We began with our drawing pencils and plain white cartridge paper.  Students followed the directed drawing lesson done on our white board. The results were remarkable:















Students then re-created their bats on tan coloured 12” x 18” construction paper.  They were instructed to ensure that they outlined their bats, coloured their pictures to show the bat’s fur, and make the bats the central point of the art piece.  Students worked with drawing pencils and waxed crayons. They could then add other Autumn pictures to complete their scenes as they wanted.  They were encouraged use their tertiary art techniques from last week’s lesson. These are on the bulletin board in our hallway:




















I think they all look spectacular!

Tertiary Colour Exploration

This was last week’s Art lesson.

After a review of Primary colours (red, blue, yellow), which cannot be made from other colours, Secondary colours (orange, green, and purple) which are made from equal amounts of the Primary colours, and Intermediate colours which are uneven amounts of the Primary colours (red-orange, yellow-green, etc.) we explored the making of Tertiary colours which is the making of new colours by mixing Secondary colours.

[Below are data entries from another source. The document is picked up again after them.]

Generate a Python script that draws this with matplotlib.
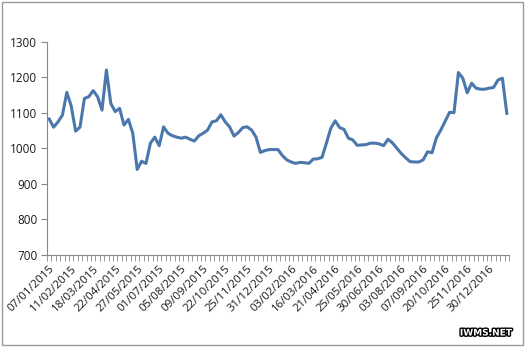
import matplotlib
matplotlib.use("Agg")
import matplotlib.pyplot as plt
from matplotlib.patches import Rectangle
import matplotlib.patheffects as pe

# weekly price series
values = [
    1083, 1060, 1075, 1094, 1158, 1120, 1049, 1060, 1141, 1146,
    1163, 1146, 1108, 1221, 1127, 1104, 1113, 1066, 1082, 1043,
    941, 964, 958, 1015, 1032, 1008, 1061, 1043, 1036, 1032,
    1029, 1032, 1026, 1021, 1036, 1043, 1052, 1075, 1078, 1095,
    1075, 1061, 1035, 1045, 1059, 1061, 1052, 1032, 989, 994,
    997, 997, 997, 980, 968, 962, 958, 961, 960, 958,
    970, 971, 975, 1015, 1057, 1078, 1059, 1054, 1029, 1024,
    1009, 1010, 1011, 1015, 1015, 1013, 1008, 1026, 1016, 1001,
    986, 974, 963, 962, 962, 968, 991, 988, 1030, 1052,
    1077, 1102, 1101, 1214, 1198, 1157, 1184, 1170, 1167, 1167,
    1170, 1172, 1193, 1198, 1099,
]

tick_labels = [
    "07/01/2015", "11/02/2015", "18/03/2015", "22/04/2015", "27/05/2015",
    "01/07/2015", "05/08/2015", "09/09/2015", "22/10/2015", "25/11/2015",
    "31/12/2015", "03/02/2016", "16/03/2016", "21/04/2016", "25/05/2016",
    "30/06/2016", "03/08/2016", "07/09/2016", "20/10/2016", "2511/2016",
    "30/12/2016",
]
label_step = 5
y_ticks = [700, 800, 900, 1000, 1100, 1200, 1300]

plt.rcParams["font.family"] = ["Open Sans", "DejaVu Sans"]

fig = plt.figure(figsize=(5.26, 3.47), dpi=100)
fig.patch.set_facecolor("white")

# outer chart border
fig.add_artist(Rectangle((0.004, 0.006), 0.990, 0.988, transform=fig.transFigure,
                         fill=False, edgecolor="#9a9a9a", linewidth=1.0))

ax = fig.add_axes([47 / 526, 1 - 255 / 347, 462 / 526, 213 / 347])

x = list(range(len(values)))
ax.plot(x, values, color="#4A78AC", linewidth=2.2, solid_joinstyle="round")

ax.set_xlim(-0.5, len(values) - 0.5)
ax.set_ylim(700, 1300)

# y axis
ax.set_yticks(y_ticks)
ax.set_yticklabels([str(v) for v in y_ticks], fontsize=8.5, color="#1a1a1a")
ax.tick_params(axis="y", direction="out", length=4, width=0.8, color="#888888", pad=3)

# x axis: tick marks at category boundaries, labels at every 5th category
ax.set_xticks([i - 0.5 for i in range(len(values) + 1)], minor=True)
ax.set_xticks(list(range(0, len(tick_labels) * label_step, label_step)))
ax.set_xticklabels(tick_labels, rotation=45, ha="right", va="top",
                   rotation_mode="anchor", fontsize=8.2, color="#1a1a1a")
ax.tick_params(axis="x", which="major", length=0, pad=6)
ax.tick_params(axis="x", which="minor", direction="out", length=4, width=0.7, color="#999999")

for side in ("top", "right"):
    ax.spines[side].set_visible(False)
for side in ("left", "bottom"):
    ax.spines[side].set_color("#888888")
    ax.spines[side].set_linewidth(0.8)

# watermark
fig.text(512 / 526, 1 - 333 / 347, "IWMS.NET", ha="right", va="center",
         fontsize=6.5, fontweight="bold", color="white", family="DejaVu Sans",
         path_effects=[pe.withStroke(linewidth=2, foreground="black")])

fig.savefig("out.png", dpi=100, facecolor="white")
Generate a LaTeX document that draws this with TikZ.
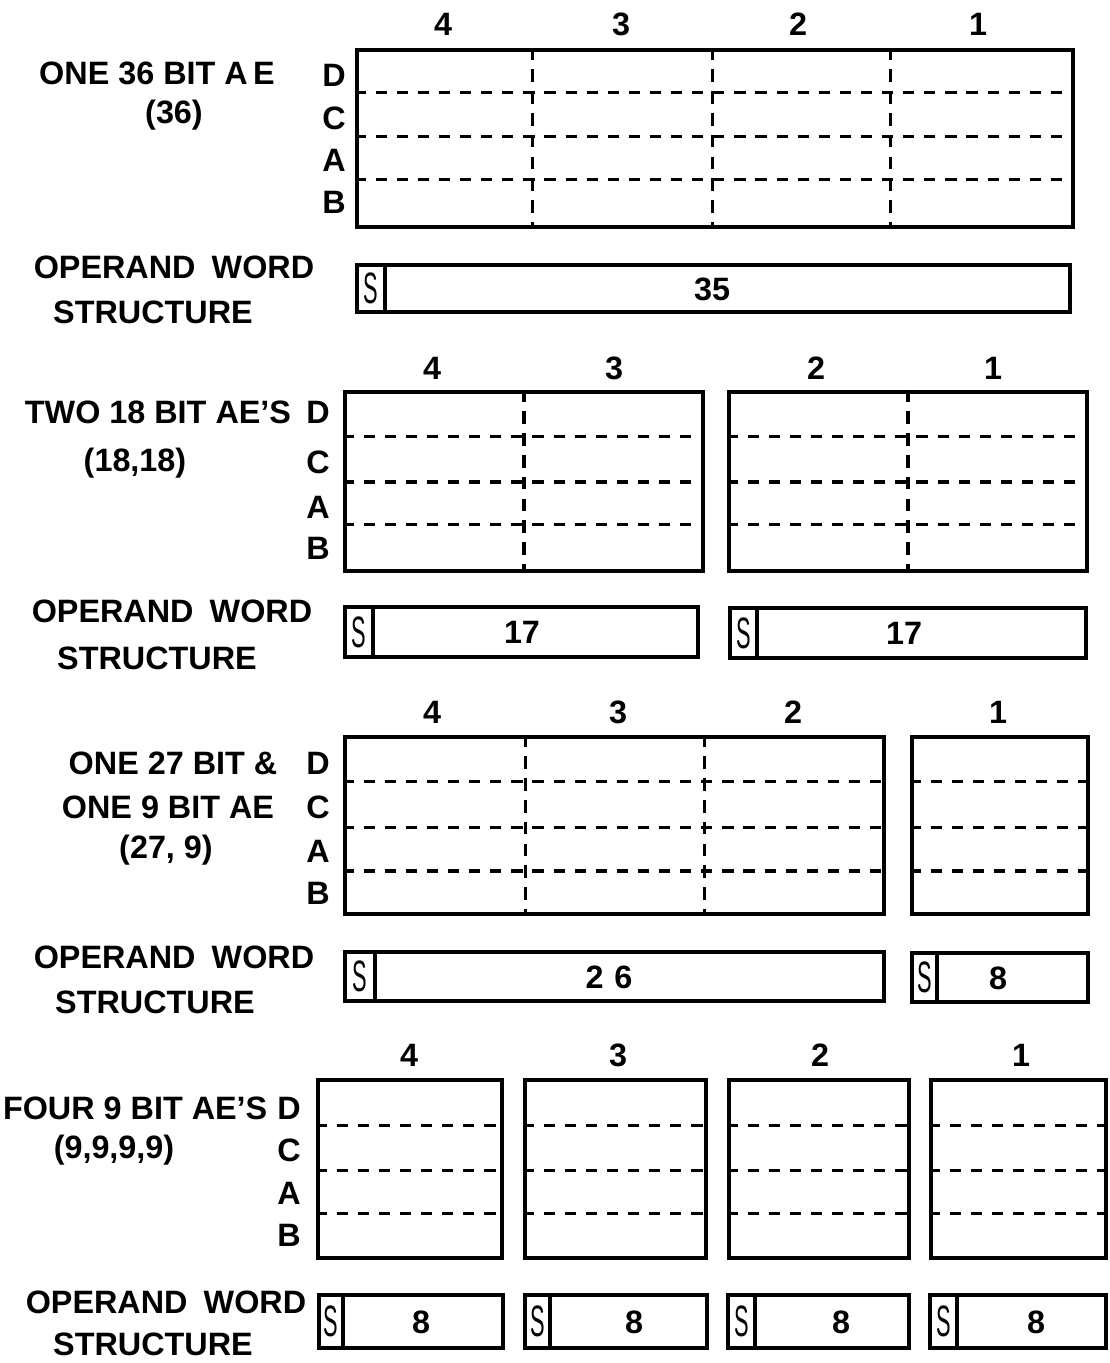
\documentclass[tikz,border=0pt]{standalone}
\usepackage{fontspec}
\usepackage{graphicx}
\setmainfont{Liberation Sans}
\usetikzlibrary{calc,fit}
\newcommand\Sglyph{\scalebox{0.62}[1.25]{\fontsize{10}{11}\selectfont S}}
\tikzset{
  lbl/.style={font=\fontsize{9.2}{11}\selectfont\bfseries, inner sep=0},
  aebox/.style={draw, line width=1.4pt, inner sep=0},
  wordbox/.style={draw, line width=1.3pt, inner sep=0},
  sbox/.style={draw, line width=1.1pt, inner sep=0},
  sglyph/.style={inner sep=0},
  hdash/.style={line width=0.9pt, dash pattern=on 3.2pt off 2.8pt},
  vdash/.style={line width=0.9pt, dash pattern=on 3.6pt off 2.6pt},
}
\begin{document}
\begin{tikzpicture}[x=0.01cm,y=-0.01cm]
\useasboundingbox (0,0) rectangle (1110,1363);

% ---------------- Section 1 ----------------
\node[lbl] (c1n4) at (443,24) {4};
\node[lbl] (c1n3) at (621,24) {3};
\node[lbl] (c1n2) at (798,24) {2};
\node[lbl] (c1n1) at (978,24) {1};
\node[lbl] (t1a) at (157,73) {ONE 36 BIT A\,E};
\node[lbl] (t1b) at (174,115) {(36)};
\node[lbl] (r1d) at (334,75) {D};
\node[lbl] (r1c) at (334,118) {C};
\node[lbl] (r1a) at (334,160) {A};
\node[lbl] (r1b) at (334,202) {B};
\node[aebox, fit={(357,50) (1073,227)}] (ae1) {};
\foreach \f in {0.245,0.49,0.725}
  \draw[hdash] ($(ae1.north west)!\f!(ae1.south west)$) -- ($(ae1.north east)!\f!(ae1.south east)$);
\foreach \f in {0.247,0.496,0.744}
  \draw[vdash] ($(ae1.north west)!\f!(ae1.north east)$) -- ($(ae1.south west)!\f!(ae1.south east)$);
\node[lbl] (o1a) at (174,267) {OPERAND\hspace{0.5em}WORD};
\node[lbl] (o1b) at (153,312) {STRUCTURE};
\node[wordbox, fit={(357,265) (1070,312)}] (w1) {};
\node[sbox, fit={(357,265) (385,312)}] (s1) {};
\node[sglyph] (s1t) at (s1.center) {\Sglyph};
\node[lbl] (n1) at (712,289) {35};

% ---------------- Section 2 ----------------
\node[lbl] (c2n4) at (432,368) {4};
\node[lbl] (c2n3) at (614,368) {3};
\node[lbl] (c2n2) at (816,368) {2};
\node[lbl] (c2n1) at (993,368) {1};
\node[lbl] (t2a) at (158,412) {TWO 18 BIT AE’S};
\node[lbl] (t2b) at (135,463) {(18,18)};
\node[lbl] (r2d) at (318,412) {D};
\node[lbl] (r2c) at (318,462) {C};
\node[lbl] (r2a) at (318,507) {A};
\node[lbl] (r2b) at (318,548) {B};
\node[aebox, fit={(345,392) (703,571)}] (ae2a) {};
\node[aebox, fit={(729,392) (1087,571)}] (ae2b) {};
\foreach \b in {ae2a,ae2b}{
  \foreach \f in {0.257,0.503,0.732}
    \draw[hdash] ($(\b.north west)!\f!(\b.south west)$) -- ($(\b.north east)!\f!(\b.south east)$);
  \draw[vdash] ($(\b.north west)!0.5!(\b.north east)$) -- ($(\b.south west)!0.5!(\b.south east)$);
}
\node[lbl] (o2a) at (172,611) {OPERAND\hspace{0.5em}WORD};
\node[lbl] (o2b) at (157,658) {STRUCTURE};
\node[wordbox, fit={(345,607) (698,657)}] (w2a) {};
\node[sbox, fit={(345,607) (373,657)}] (s2a) {};
\node[sglyph] (s2at) at (s2a.center) {\Sglyph};
\node[lbl] (n2a) at (522,632) {17};
\node[wordbox, fit={(730,608) (1086,658)}] (w2b) {};
\node[sbox, fit={(730,608) (757,658)}] (s2b) {};
\node[sglyph] (s2bt) at (s2b.center) {\Sglyph};
\node[lbl] (n2b) at (904,633) {17};

% ---------------- Section 3 ----------------
\node[lbl] (c3n4) at (432,712) {4};
\node[lbl] (c3n3) at (618,712) {3};
\node[lbl] (c3n2) at (793,712) {2};
\node[lbl] (c3n1) at (998,712) {1};
\node[lbl] (t3a) at (173,763) {ONE 27 BIT \&};
\node[lbl] (t3b) at (168,807) {ONE 9 BIT AE};
\node[lbl] (t3c) at (166,850) {(27, 9)};
\node[lbl] (r3d) at (318,763) {D};
\node[lbl] (r3c) at (318,807) {C};
\node[lbl] (r3a) at (318,851) {A};
\node[lbl] (r3b) at (318,893) {B};
\node[aebox, fit={(345,737) (884,914)}] (ae3a) {};
\node[aebox, fit={(912,737) (1088,914)}] (ae3b) {};
\foreach \b in {ae3a,ae3b}{
  \foreach \f in {0.26,0.51,0.75}
    \draw[hdash] ($(\b.north west)!\f!(\b.south west)$) -- ($(\b.north east)!\f!(\b.south east)$);
}
\foreach \f in {0.337,0.665}
  \draw[vdash] ($(ae3a.north west)!\f!(ae3a.north east)$) -- ($(ae3a.south west)!\f!(ae3a.south east)$);
\node[lbl] (o3a) at (174,957) {OPERAND\hspace{0.5em}WORD};
\node[lbl] (o3b) at (155,1002) {STRUCTURE};
\node[wordbox, fit={(345,952) (884,1001)}] (w3a) {};
\node[sbox, fit={(345,952) (375,1001)}] (s3a) {};
\node[sglyph] (s3at) at (s3a.center) {\Sglyph};
\node[lbl] (n3a) at (609,977) {2\,\,6};
\node[wordbox, fit={(912,953) (1088,1002)}] (w3b) {};
\node[sbox, fit={(912,953) (937,1002)}] (s3b) {};
\node[sglyph] (s3bt) at (s3b.center) {\Sglyph};
\node[lbl] (n3b) at (998,978) {8};

% ---------------- Section 4 ----------------
\node[lbl] (c4n4) at (409,1055) {4};
\node[lbl] (c4n3) at (618,1055) {3};
\node[lbl] (c4n2) at (820,1055) {2};
\node[lbl] (c4n1) at (1021,1055) {1};
\node[lbl, anchor=east] (t4a) at (268,1108) {FOUR 9 BIT AE’S};
\node[lbl] (t4b) at (114,1150) {(9,9,9,9)};
\node[lbl] (r4d) at (289,1108) {D};
\node[lbl] (r4c) at (289,1150) {C};
\node[lbl] (r4a) at (289,1193) {A};
\node[lbl] (r4b) at (289,1235) {B};
\node[aebox, fit={(318,1080) (502,1258)}] (ae4a) {};
\node[aebox, fit={(525,1080) (706,1258)}] (ae4b) {};
\node[aebox, fit={(729,1080) (909,1258)}] (ae4c) {};
\node[aebox, fit={(931,1080) (1106,1258)}] (ae4d) {};
\foreach \b in {ae4a,ae4b,ae4c,ae4d}{
  \foreach \f in {0.264,0.506,0.742}
    \draw[hdash] ($(\b.north west)!\f!(\b.south west)$) -- ($(\b.north east)!\f!(\b.south east)$);
}
\node[lbl] (o4a) at (166,1302) {OPERAND\hspace{0.5em}WORD};
\node[lbl] (o4b) at (153,1344) {STRUCTURE};
\node[wordbox, fit={(319,1295) (503,1348)}] (w4a) {};
\node[sbox, fit={(319,1295) (343,1348)}] (s4a) {};
\node[sglyph] (s4at) at (s4a.center) {\Sglyph};
\node[lbl] (n4a) at (421,1322) {8};
\node[wordbox, fit={(525,1295) (707,1348)}] (w4b) {};
\node[sbox, fit={(525,1295) (550,1348)}] (s4b) {};
\node[sglyph] (s4bt) at (s4b.center) {\Sglyph};
\node[lbl] (n4b) at (634,1322) {8};
\node[wordbox, fit={(728,1295) (909,1348)}] (w4c) {};
\node[sbox, fit={(728,1295) (755,1348)}] (s4c) {};
\node[sglyph] (s4ct) at (s4c.center) {\Sglyph};
\node[lbl] (n4c) at (841,1322) {8};
\node[wordbox, fit={(930,1295) (1106,1348)}] (w4d) {};
\node[sbox, fit={(930,1295) (957,1348)}] (s4d) {};
\node[sglyph] (s4dt) at (s4d.center) {\Sglyph};
\node[lbl] (n4d) at (1036,1322) {8};
\end{tikzpicture}
\end{document}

Students explored making russet (orange and violet), slate (green and violet), and bronze (orange and green) while creating an Autumn scene with waxed crayons.









Who says, “Giraffes Can’t Dance” …

We read the above-named book, by Giles Andreae and had a discussion on how we can all do things to the sound of our own music.  Students then followed a directed drawing lesson creating their own unique ‘Geralds’ on yellow construction paper.  They decorated their blue background paper, cut out, and mounted their giraffes, adding a string tail.  These are on the bulletin board in our hallway.






















Elements of Art

Our first Art lesson introduced the six elements  (building blocks) of Art: line, shape, colour, form, texture, and value.  Line, shape, colour, and form are fairly obvious, although many students did not know that black, brown, and white are not considered to be true colours.  Texture is how something feels, or how it looks like it feels. Value is lightness and darkness.  In its basic form, value is white and black and all the gradients in between.  With colour, value is the addition of white and black to show different shades and tints of the basic colours.

Students were to use a variety of wax coloured crayons to show these elements.  There were rubbing plates and plastic tracers that they could use.  Their work is displayed on the bulletin board in our classroom.



















Here are some ‘in progress’ photos:


Showing our stuff …

They were all SO happy to share their work with some older classes🙌🏻
A HUGE thank you to Ms. Branco (with Division 3) and Ms. Sansom (with Division 1) who accepted our invitation to see our hard work 💗💝💖

We set up in the downstairs corridor.  Ms. Volpe and our daytime custodian, Ben, also appreciated the work and enthusiastically told the students how they felt.